Llamé y atendió su hijo homónimo. Con poca amabilidad dijo que lo consultaría. Nunca obtuve respuesta. Luego la mayor de mis primas le dejó una carta de puño y letra por debajo de la puerta de su domicilio en Avellaneda. María tenía quince años cuando el mayor Peirano nos depositó en aquel hotel de Flores, luego de una semana de internación en los centros clandestinos del Ejército. Ella lo recordaba perfectamente. Entonces comenzó un intercambio epistolar electrónico con el objetivo de reconstruir el episodio de nuestro secuestro, los pormenores, el detalle. La memoria de María y de Españadero no coincidían. Este último reivindicaba solo el episodio de nuestra liberación, ella evocaba algún que otro interrogatorio aunque sin tormentos.
Un día hice mi entrada en el carteo y comencé a formular preguntas relacionadas con el 19 de julio de 1976, fecha en que desaparecen a mi madre, a mi padre y a varios de sus camaradas de la cúpula partidaria. Seguramente Peirano no participó en aquel episodio, aunque quién sabe. Pero sin dudas algo habrá escuchado. O tal vez aún pueda averiguar. Las respuestas fueron siempre evasivas. Españadero contestaba los mensajes verborrágico y con celeridad. Abundaba en justificaciones, teorizaba, esgrimía argumentos históricos, se iba bastante por las ramas. Una frase que escribió resume su idea central: “Potencialmente fuimos todos víctimas, incluso los victimarios”

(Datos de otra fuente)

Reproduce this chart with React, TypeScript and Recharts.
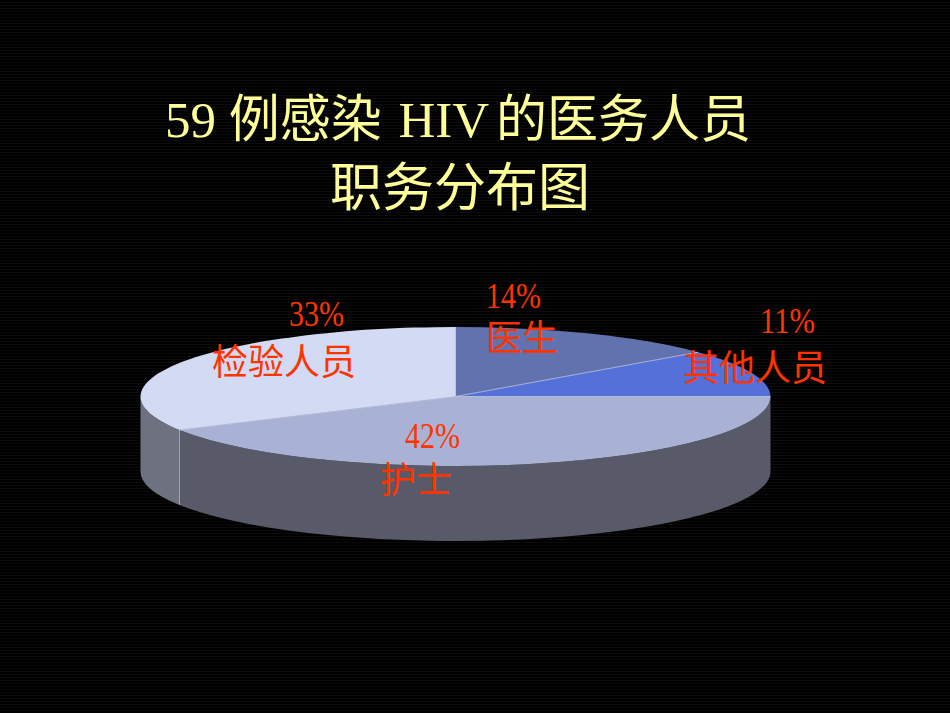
import { PieChart, Pie, Cell } from 'recharts';

const categories = ['医生', '其他人员', '护士', '检验人员'];
const shares = [14, 11, 42, 33];
const percentLabels = ['14%', '11%', '42%', '33%'];
const titleRuns = ['59 例感染 ', 'HIV ', '的医务人员'];
const titleSecondLine = '职务分布图';

const topColors = ['#6272ae', '#5570d8', '#a9b2d4', '#d2daf4'];
const sideColors = ['#3d4668', '#333f78', '#585a6a', '#6e7280'];

// label placement, in the same order as categories: [percent x, percent y, name x, name y]
const labelSpots = [
  [486, 308, 486, 351],
  [760, 333, 683, 381],
  [405, 448, 380, 493],
  [289, 326, 212, 375],
];

const WIDTH = 950;
const HEIGHT = 713;
const SQUASH = 69.5 / 315;
const DEPTH = 75;
const serif = '"Liberation Serif", "Noto Sans CJK SC", serif';
const cjk = '"Noto Sans CJK SC", sans-serif';

const pointOn = (cx: number, cy: number, r: number, deg: number) => {
  const a = (deg * Math.PI) / 180;
  return [cx + r * Math.cos(a), cy - r * SQUASH * Math.sin(a)];
};

function TopSlice(props: any) {
  const { cx, cy, outerRadius: r, startAngle, endAngle, fill } = props;
  const [x1, y1] = pointOn(cx, cy, r, startAngle);
  const [x2, y2] = pointOn(cx, cy, r, endAngle);
  const large = Math.abs(startAngle - endAngle) > 180 ? 1 : 0;
  const d = `M${cx},${cy}L${x1},${y1}A${r},${r * SQUASH} 0 ${large} 1 ${x2},${y2}Z`;
  return (
    <g>
      <path d={d} fill={fill} stroke="none" />
      <line x1={cx} y1={cy} x2={x1} y2={y1} stroke="#c5cdea" strokeWidth={0.8} />
    </g>
  );
}

// only the part of a slice facing the viewer gets a wall
function SideWall(props: any) {
  const { cx, cy, outerRadius: r, startAngle, endAngle, fill } = props;
  const from = Math.min(startAngle, 0);
  const to = Math.max(endAngle, -180);
  if (from <= to) return <g />;
  const [x1, y1] = pointOn(cx, cy, r, from);
  const [x2, y2] = pointOn(cx, cy, r, to);
  const ry = r * SQUASH;
  const d = `M${x1},${y1}A${r},${ry} 0 0 1 ${x2},${y2}L${x2},${y2 + DEPTH}A${r},${ry} 0 0 0 ${x1},${y1 + DEPTH}Z`;
  return (
    <g>
      <path d={d} fill={fill} stroke="none" />
      {from < 0 && <line x1={x1} y1={y1} x2={x1} y2={y1 + DEPTH} stroke="#b8bdd0" strokeWidth={0.8} />}
    </g>
  );
}

function SliceLabel({ index }: any) {
  const [px, py, nx, ny] = labelSpots[index];
  return (
    <g fill="#ff3300" fontSize={36}>
      <text x={px} y={py} fontFamily={serif} textLength={55} lengthAdjust="spacingAndGlyphs">
        {percentLabels[index]}
      </text>
      <text x={nx} y={ny} fontFamily={cjk}>
        {categories[index]}
      </text>
    </g>
  );
}

const chartData = categories.map((name, i) => ({ name, value: shares[i] }));

export default function App() {
  return (
    <div
      style={{
        position: 'absolute',
        left: 0,
        top: 0,
        width: WIDTH,
        height: HEIGHT,
        background: 'repeating-linear-gradient(#000 0 2px, #0b0b0b 2px 3px)',
      }}
    >
      <PieChart width={WIDTH} height={HEIGHT} margin={{ top: 0, right: 0, bottom: 0, left: 0 }}>
        <Pie
          data={chartData}
          dataKey="value"
          cx={455.5}
          cy={396.5}
          innerRadius={0}
          outerRadius={315}
          startAngle={90}
          endAngle={-270}
          stroke="none"
          shape={SideWall}
          isAnimationActive={false}
        >
          {chartData.map((d, i) => (
            <Cell key={d.name} fill={sideColors[i]} />
          ))}
        </Pie>
        <Pie
          data={chartData}
          dataKey="value"
          cx={455.5}
          cy={396.5}
          innerRadius={0}
          outerRadius={315}
          startAngle={90}
          endAngle={-270}
          stroke="none"
          shape={TopSlice}
          label={SliceLabel}
          labelLine={false}
          isAnimationActive={false}
        >
          {chartData.map((d, i) => (
            <Cell key={d.name} fill={topColors[i]} />
          ))}
        </Pie>
        <text x={165} y={137} fontSize={51} fill="#ffff99" fontFamily={serif}>
          <tspan>{titleRuns[0]}</tspan>
          <tspan dx={4}>{titleRuns[1]}</tspan>
          <tspan dx={-5}>{titleRuns[2]}</tspan>
        </text>
        <text x={460} y={206} textAnchor="middle" fontSize={52} fill="#ffff99" fontFamily={serif}>
          {titleSecondLine}
        </text>
      </PieChart>
    </div>
  );
}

Quizás el Viejo haya sido uno de los cuadros de Inteligencia más sagaces de la dictadura. Hoy, anciano pero aún activo, pugna por ser incluido en el bando de los mártires y los atormentados con el objetivo de expiar su culpa. Si insistí en un encuentro personal fue para averiguar sobre el Bombo, una de sus presas más valiosas. Al que había logrado cazar gracias a Facundo (“un gran muchacho al que llegué a tenerle mucho aprecio”, dice). Face to face tal vez pudiera descubrir alguna grieta, vislumbrar el atisbo de un dato, o confirmar la dureza de su mentira.
Peirano dice que no vio nada, que no sabe nada, que salvó a mucha gente y que “nunca toqué a nadie, ni lo hice a través de otros”. Él solo era un burócrata que recibía información y producía análisis. Nunca tuvo vocación operativa. Gracias a su pericia logró infiltrar dos agentes en las filas enemigas. Pero solo los captaba, los ponía a punto y una vez que entraban en acción los perdía de vista. Fue corta la entrevista con Españadero, el embustero.